Third, the value of values. Organisational values drive the mission of our organisations, and the motivation of our people. In the government, good political leaders and public officers derive happiness from other people’s happiness. 

For the Singapore Public Service, we have the values of Integrity, Service and Excellence. A Public Service with integrity engenders trust among citizens and foreign investors. By being accountable, having moral courage and being fair and impartial, we maintain a high standard of integrity. We owe a debt of gratitude to our pioneers who developed Singapore to what it is today. Just like our founding generation, our public officers serve with dedication to Singapore and have empathy, compassion and respect for others. We also strive to be quality-oriented, working with others as a team and seeking continuous improvement to achieve excellence.

For Asian societies in particular, there are several values that are aligned with strong stewardship, such as working for the collective and societal good, emphasis on social harmony and meeting the needs of others, and an orientation for the long term, to invest to build a better future for our next generation.
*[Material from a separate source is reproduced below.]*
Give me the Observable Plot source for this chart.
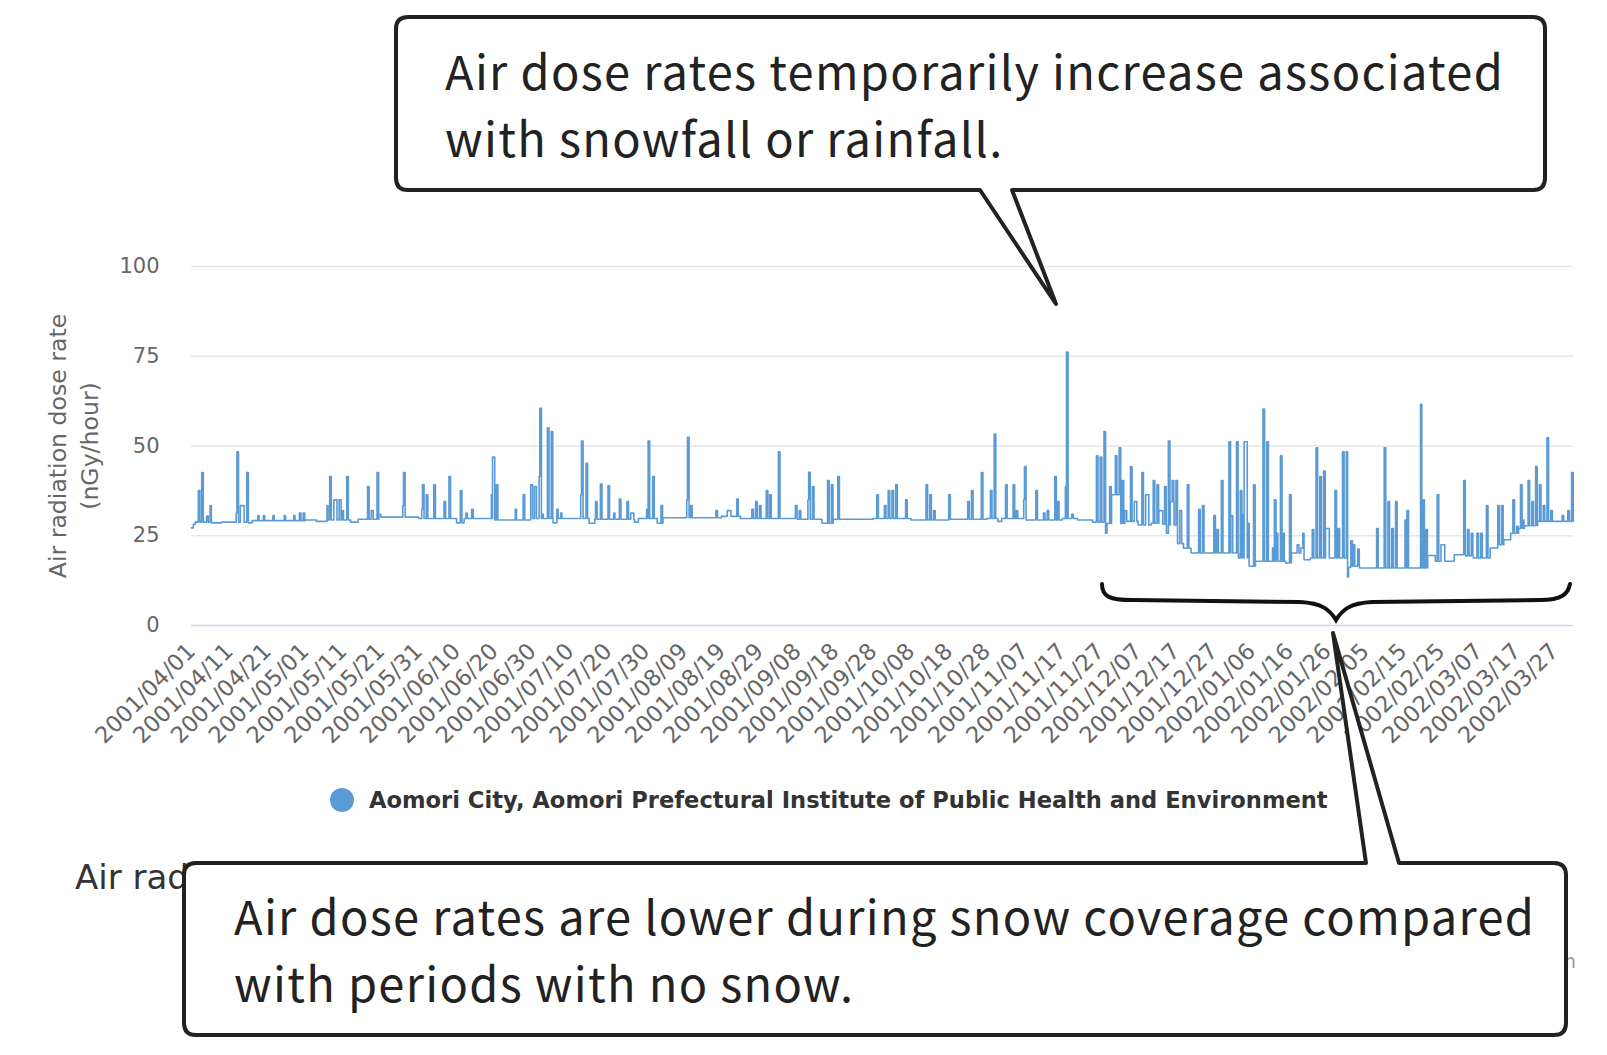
<!DOCTYPE html>
<html>
<head>
<meta charset="utf-8">
<script src="https://cdn.jsdelivr.net/npm/d3@7"></script>
<script src="https://cdn.jsdelivr.net/npm/@observablehq/plot@0.6"></script>
<style>
  body { margin: 0; background: #fff; }
  #wrap { position: relative; width: 1607px; height: 1055px; overflow: hidden; font-family: "DejaVu Sans", sans-serif; }
  #chart { position: absolute; left: 0; top: 0; }
  #legend { position: absolute; left: 330px; top: 786px; height: 28px; display: flex; align-items: center; }
  #legend .dot { width: 24px; height: 24px; border-radius: 50%; background: #5B9BD5; margin-right: 15px; }
  #legend .lbl { font-weight: 700; font-size: 22.6px; color: #333; white-space: nowrap; }
  #title { position: absolute; left: 75px; top: 857px; font-size: 34px; color: #333; white-space: nowrap; }
  #credit { position: absolute; right: 31px; top: 950px; font-size: 19px; color: #999; white-space: nowrap; }
  #notes { position: absolute; left: 0; top: 0; }
</style>
</head>
<body>
<div id="wrap">
  <div id="chart"></div>
  <div id="legend"><div class="dot"></div><div class="lbl"></div></div>
  <div id="title"></div>
  <div id="credit"></div>
  <svg id="notes" width="1607" height="1055"></svg>
</div>
<script>
// ---------------- data ----------------
const seriesName = "Aomori City, Aomori Prefectural Institute of Public Health and Environment";
const yTitle = ["Air radiation dose rate", "(nGy/hour)"];
const yTicks = [0, 25, 50, 75, 100];
const tickLabels = ["2001/04/01","2001/04/11","2001/04/21","2001/05/01","2001/05/11","2001/05/21","2001/05/31",
  "2001/06/10","2001/06/20","2001/06/30","2001/07/10","2001/07/20","2001/07/30","2001/08/09","2001/08/19",
  "2001/08/29","2001/09/08","2001/09/18","2001/09/28","2001/10/08","2001/10/18","2001/10/28","2001/11/07",
  "2001/11/17","2001/11/27","2001/12/07","2001/12/17","2001/12/27","2002/01/06","2002/01/16","2002/01/26",
  "2002/02/05","2002/02/15","2002/02/25","2002/03/07","2002/03/17","2002/03/27"];
const periodStart = "2001/04/01";
const periodEnd = "2002/04/01";

// background level: [days since 2001/04/01, nGy/h], holds until next entry
const baseline = [
  [0,27.2],[0.5,28.2],[1,28.8],[5,28.6],[8,28.8],[15,28.6],[16,29.2],[30,29.4],[33,29.0],[36,29.4],
  [42,28.8],[44,29.6],[50,30.2],[60,29.8],[70,28.6],[72,29.8],[80,29.4],[90,29.8],[95.5,28.6],[96.5,29.8],
  [105,28.5],[106.5,29.6],[117,28.8],[118,29.8],[123,28.5],[124.5,30.0],[140,30.4],[145,29.8],[160,29.6],
  [166.5,28.5],[169.5,29.6],[180,29.8],[190,29.4],[200,29.6],[210,29.8],[213,29.0],[214,29.8],[220,29.4],
  [230,29.8],[234,29.4],[238,28.8],[241.3,25.7],[241.8,28.4],[246.5,29.0],[250,28.0],[253.5,28.5],
  [255.6,25.7],[256,28.2],[257.5,25.7],[258,28.0],[260.3,22.8],[262,21.5],[264,20.2],[276.5,18.8],
  [279.3,16.5],[281,17.9],[289,17.4],[290.5,20.2],[293.5,18.3],[295.5,18.8],[305.3,13.5],[305.6,16.2],
  [306.3,16.5],[308.5,16.0],[326.5,19.5],[328.5,17.9],[333.5,19.7],[336.5,19.4],[338.5,18.8],[343,21.6],
  [345,22.5],[346.6,23.9],[348.4,25.7],[350.5,27.0],[352,27.8],[355.5,29.0]
];

// rain / snow events: [days since 2001/04/01, peak nGy/h, duration hours]
const spikes = [
  [1.8,37.6,10],[2.7,42.6,10],[4.0,30.5,10],[4.9,33.4,8],
  [11.8,31.3,6],[12.0,48.4,10],[12.9,33.4,24],[14.6,42.6,10],
  [17.5,30.6,8],[19,30.6,8],[21.5,30.6,8],[24.5,30.6,8],[27,30.6,8],[28.5,31.3,10],[29.5,31.3,10],
  [35.8,33.4,6],[36.5,41.5,10],[37.6,35,20],[39.0,35,12],[39.8,32,8],[41.0,41.5,10],
  [46.5,38.7,10],[47.5,32,12],[49.0,42.6,10],[49.5,31,12],
  [55.8,33.4,6],[56.0,42.6,10],[60.8,32.4,6],[61.0,39.2,10],[62.0,36.4,10],[64.0,39.2,10],[66.7,34.5,10],[68.0,41.5,10],
  [71.0,37.6,10],[72.5,31.3,8],[74.0,32.4,10],
  [79.2,36.4,6],[79.5,46.9,14],[80.5,39.2,10],[85.5,32.4,8],[87.6,36.4,10],[89.6,39.2,12],[90.6,38.7,12],
  [91.8,41.5,5],[92.0,60.5,10],[92.5,31,10],[94.0,55.1,10],[95.0,54,10],[96.5,32.4,8],[97.5,31.3,8],
  [102.8,36.4,5],[103.0,51.4,10],[104.2,45.2,10],[106.7,34.5,10],[108.0,39.4,10],[110.0,38.9,10],[111.5,31.3,8],
  [113.0,35.2,10],[115.0,34.5,10],[116.0,31.3,20],
  [120.2,32.4,6],[120.6,51.4,10],[121.8,41.5,10],[124.0,33.4,10],
  [130.8,35,5],[131.0,52.4,10],[131.8,33.4,10],[138.5,32,10],[141.5,32,24],[144.0,35.2,10],[148,32.4,10],
  [149.0,34.5,10],[150,33.4,10],[151.8,37.6,10],[152.7,36.4,10],
  [155.0,48.4,10],[159.5,33.4,10],[160.5,32,10],[162.8,35,5],[163.0,42.7,10],[164.0,38.7,10],[168.0,40.4,10],
  [169.0,39.2,10],[170.7,41.5,10],
  [181.0,36.4,10],[183.0,33.4,10],[184.0,37.6,10],[185.0,37.6,10],[186.0,39.2,10],[188.6,35,10],
  [194.0,39.2,10],[195.0,36.4,10],[196.0,32,10],[200.0,36.4,10],[205.0,34.5,10],[206.0,37.6,10],[208.6,42.6,10],
  [211.0,37.6,10],[212.0,53.3,10],[215.0,39.2,10],[217.0,39.2,10],[217.8,32,10],[219.8,35,5],[220.0,44.3,10],
  [223.0,37.6,10],[225,31.3,10],[226,32,10],
  [228.0,41.5,10],[228.8,34.5,8],[230.8,38.7,6],[231.1,76.2,10],[232.5,31,10],
  [239.0,47.3,10],[240.0,46.9,10],[241.0,54.0,10],[242.5,38.7,10],[243,36.4,48],[244.0,47.3,10],[245.0,49.5,10],
  [245.8,40.4,10],[246.5,32,12],
  [248.0,44.3,10],[249.0,34.5,16],[251.0,42.6,10],[252.0,36.4,20],[254.0,40.4,10],[255.0,39.2,10],[255.5,32,24],
  [257.0,38.7,10],
  [258.0,51.4,10],[258.5,34.5,24],[259.0,40.4,10],[260.0,40.4,10],[261.0,32,12],[263.0,39.2,10],[266.0,32.4,10],
  [267.0,33.4,10],[270.0,30.6,10],[270.8,26.7,10],
  [272.0,40.4,10],[274.0,51.2,10],[274.5,30.6,12],[276.0,51.2,10],[277.0,37.6,10],[277.5,31,10],[278.0,51.2,20],
  [279.0,28.5,8],[280.5,39.2,10],
  [283.0,60.3,10],[284.0,51.2,10],[285.5,21.6,10],[286.0,35,10],[286.5,25.7,10],[287.6,47.3,10],[288.2,25.7,10],
  [290.0,36.4,10],[292.0,22.5,12],[293.0,21.6,12],[293.5,25.7,8],
  [296.0,26.7,10],[297.0,49.5,10],[298.0,41.5,10],[299.0,43,10],[299.5,27,24],[302.0,37.6,10],[302.8,27,10],
  [304.0,48.4,10],[305.0,48.4,8],
  [306.2,23.6,10],[306.8,22.5,10],[308.0,21.3,10],[313.0,27,10],[315.0,49.5,10],[316.0,34.5,10],[317.0,27,10],
  [318.0,34.5,10],[320.5,29.4,10],[321.0,32,10],
  [324.6,61.6,8],[325.2,35,10],[326,26.7,10],[329.0,36.4,10],[330.0,22.5,24],[336.0,40.4,10],[337.0,26.7,10],
  [338.0,25.7,10],[339.5,25.7,10],[340.5,25.7,10],
  [342.0,33.4,10],[345.0,33.4,10],[346.0,33.4,10],[349.0,35,10],[350.0,27.6,10],[351.0,39.2,10],[351.5,29.4,10],
  [353.0,40.4,10],[354.0,34.5,10],
  [355.0,44.3,10],[356.0,39.2,10],[357.0,33.4,10],[358.0,52.3,10],[359.0,32,10],[362.0,30.6,10],[363.5,32,10],
  [364.5,42.6,10]
];

const note1 = ["Air dose rates temporarily increase associated", "with snowfall or rainfall."];
const note2 = ["Air dose rates are lower during snow coverage compared", "with periods with no snow."];
const titleText = "Air rad";      // the rest of this heading is hidden behind the lower callout
const creditText = "Highcharts.com";

// ---------------- build series ----------------
const parse = d3.utcParse("%Y/%m/%d");
const t0 = parse(periodStart);
const DAY = 864e5;
const toDate = d => new Date(+t0 + d * DAY);
function baseAt(day) {
  let v = baseline[0][1];
  for (const [d, val] of baseline) if (d <= day) v = val; else break;
  return v;
}
const events = spikes.map(([d, p, h]) => ({ s: d, e: d + h / 24, p }));
const cutSet = new Set([...baseline.map(b => b[0]), ...events.map(e => e.s), ...events.map(e => e.e), 365]);
const cuts = [...cutSet].filter(t => t <= 365).sort((a, b) => a - b);
const series = cuts.map(t => {
  let v = baseAt(t);
  for (const e of events) if (e.s <= t && t < e.e) v = Math.max(v, e.p);
  return { date: toDate(t), value: v };
});
const tickDates = tickLabels.map(parse);

// ---------------- chart ----------------
const chart = Plot.plot({
  width: 1607,
  height: 770,
  marginLeft: 191,
  marginRight: 34,
  marginTop: 266,
  marginBottom: 145,
  style: { fontFamily: "'DejaVu Sans', sans-serif", color: "#666", background: "transparent", overflow: "visible" },
  x: { type: "utc", domain: [t0, parse(periodEnd)] },
  y: { domain: [0, 100] },
  marks: [
    Plot.gridY(yTicks.filter(d => d > 0), { stroke: "#e6e6e6", strokeOpacity: 1, strokeWidth: 1.7 }),
    Plot.ruleY([0], { stroke: "#ccd6eb", strokeWidth: 1.7 }),
    Plot.lineY(series, { x: "date", y: "value", curve: "step-after", stroke: "#5B9BD5", strokeWidth: 1.6 }),
    Plot.axisY({ ticks: yTicks, tickSize: 0, tickPadding: 32, label: null, fontSize: 21, fill: "#666" }),
    Plot.axisX({ ticks: tickDates, tickFormat: d3.utcFormat("%Y/%m/%d"), tickRotate: -45, tickSize: 0,
      tickPadding: 22, label: null, fontSize: 22.6, fill: "#666" }),
    Plot.text([yTitle[0]], { frameAnchor: "left", textAnchor: "middle", dx: -133, rotate: -90, fontSize: 23.6, fill: "#666" }),
    Plot.text([yTitle[1]], { frameAnchor: "left", textAnchor: "middle", dx: -101, rotate: -90, fontSize: 23.6, fill: "#666" })
  ]
});
document.getElementById("chart").append(chart);
document.querySelector("#legend .lbl").textContent = seriesName;
document.getElementById("title").textContent = titleText;
document.getElementById("credit").textContent = creditText;

// ---------------- callouts ----------------
const svg = d3.select("#notes");
function boxPath(x0, y0, x1, y1, r, side, a, b, tx, ty) {
  if (side === "bottom") {
    return `M${x0 + r},${y0}H${x1 - r}Q${x1},${y0} ${x1},${y0 + r}V${y1 - r}Q${x1},${y1} ${x1 - r},${y1}` +
      `H${b}L${tx},${ty}L${a},${y1}H${x0 + r}Q${x0},${y1} ${x0},${y1 - r}V${y0 + r}Q${x0},${y0} ${x0 + r},${y0}Z`;
  }
  return `M${x0 + r},${y0}H${a}L${tx},${ty}L${b},${y0}H${x1 - r}Q${x1},${y0} ${x1},${y0 + r}V${y1 - r}` +
    `Q${x1},${y1} ${x1 - r},${y1}H${x0 + r}Q${x0},${y1} ${x0},${y1 - r}V${y0 + r}Q${x0},${y0} ${x0 + r},${y0}Z`;
}
svg.append("path").attr("d", boxPath(396, 17, 1545, 190, 12, "bottom", 980, 1012, 1056, 304))
  .attr("fill", "#fff").attr("stroke", "#222").attr("stroke-width", 4).attr("stroke-linejoin", "round");
svg.append("path").attr("d", boxPath(184, 863, 1566, 1035, 12, "top", 1366, 1399, 1333, 633))
  .attr("fill", "#fff").attr("stroke", "#222").attr("stroke-width", 4).attr("stroke-linejoin", "round");
// brace
svg.append("path")
  .attr("d", "M1102,584C1102,597 1110,600 1132,600L1300,602C1322,603 1330,610 1336,620C1342,610 1350,603 1372,602L1540,600C1562,600 1568,594 1570,584")
  .attr("fill", "none").attr("stroke", "#111").attr("stroke-width", 4).attr("stroke-linecap", "round");

function noteText(lines, x, y) {
  const t = svg.append("text").attr("font-family", "'Noto Sans CJK JP', 'Noto Sans', sans-serif")
    .attr("font-size", 47).attr("fill", "#222").attr("font-weight", 400).attr("letter-spacing", 1.3);
  lines.forEach((l, i) => t.append("tspan").attr("x", x).attr("y", y + i * 67).text(l));
}
noteText(note1, 445, 90);
noteText(note2, 234, 935);
</script>
</body>
</html>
These values are by no means exhaustive nor exclusive. You would have your own experiences. Ultimately, where your values and beliefs guide you in weathering the highs and lows in a rapidly changing operating environment. 

Conclusion

These are some thoughts – Besides shareholders, who would be your stakeholders? How do we drive innovation for success? What values shape and sustain performance over time?  Our choices today to prepare for the future will make a difference. 

I look forward to hearing your thoughts and views, and having a good discussion with you during the dialogue. Thank you.